▸ Short problem:
Retype exactly what runs from the first line of the data to the line with "plt.rcParams['font.family'] = ['Lato', 'DejaVu", keeping both of those lines and skipping pictures.
[BEGIN Dataset extract]
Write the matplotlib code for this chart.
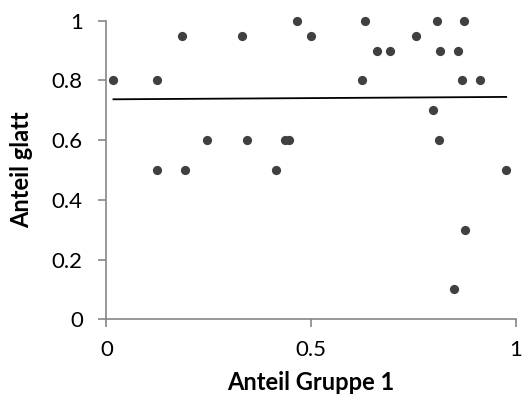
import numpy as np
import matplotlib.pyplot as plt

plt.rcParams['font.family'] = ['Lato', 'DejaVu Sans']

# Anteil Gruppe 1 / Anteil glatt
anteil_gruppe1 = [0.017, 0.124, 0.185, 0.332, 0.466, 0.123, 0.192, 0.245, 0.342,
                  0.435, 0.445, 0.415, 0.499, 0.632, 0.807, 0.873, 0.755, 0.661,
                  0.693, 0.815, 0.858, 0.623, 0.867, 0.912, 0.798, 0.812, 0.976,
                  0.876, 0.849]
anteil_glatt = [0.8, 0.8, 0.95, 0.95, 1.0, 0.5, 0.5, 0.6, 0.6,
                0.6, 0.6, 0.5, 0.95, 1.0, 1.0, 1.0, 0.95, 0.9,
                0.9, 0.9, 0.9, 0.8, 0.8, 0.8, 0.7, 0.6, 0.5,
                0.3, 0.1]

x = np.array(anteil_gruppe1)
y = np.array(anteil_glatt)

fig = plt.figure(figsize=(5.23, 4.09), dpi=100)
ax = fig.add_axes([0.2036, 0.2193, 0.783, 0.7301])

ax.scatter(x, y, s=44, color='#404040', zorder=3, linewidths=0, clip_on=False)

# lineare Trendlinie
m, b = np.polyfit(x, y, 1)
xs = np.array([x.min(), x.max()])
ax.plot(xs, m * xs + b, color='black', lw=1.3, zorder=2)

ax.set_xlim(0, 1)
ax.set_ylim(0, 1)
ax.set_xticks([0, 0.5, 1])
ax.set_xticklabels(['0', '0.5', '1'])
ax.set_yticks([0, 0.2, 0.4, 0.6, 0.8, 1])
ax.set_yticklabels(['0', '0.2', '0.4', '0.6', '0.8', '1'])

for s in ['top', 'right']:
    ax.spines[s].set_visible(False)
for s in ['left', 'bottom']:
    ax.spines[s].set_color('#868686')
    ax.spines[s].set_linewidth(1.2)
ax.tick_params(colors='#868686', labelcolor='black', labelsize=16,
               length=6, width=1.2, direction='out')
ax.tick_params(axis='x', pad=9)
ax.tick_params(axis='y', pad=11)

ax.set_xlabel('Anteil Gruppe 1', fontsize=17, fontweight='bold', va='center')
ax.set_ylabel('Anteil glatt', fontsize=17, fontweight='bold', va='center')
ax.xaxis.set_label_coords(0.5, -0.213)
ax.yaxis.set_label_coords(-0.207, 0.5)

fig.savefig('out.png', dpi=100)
[END Dataset extract]
▸ Answer to the problem:
Write the matplotlib code for this chart.
import numpy as np
import matplotlib.pyplot as plt

plt.rcParams['font.family'] = ['Lato', 'DejaVu Sans']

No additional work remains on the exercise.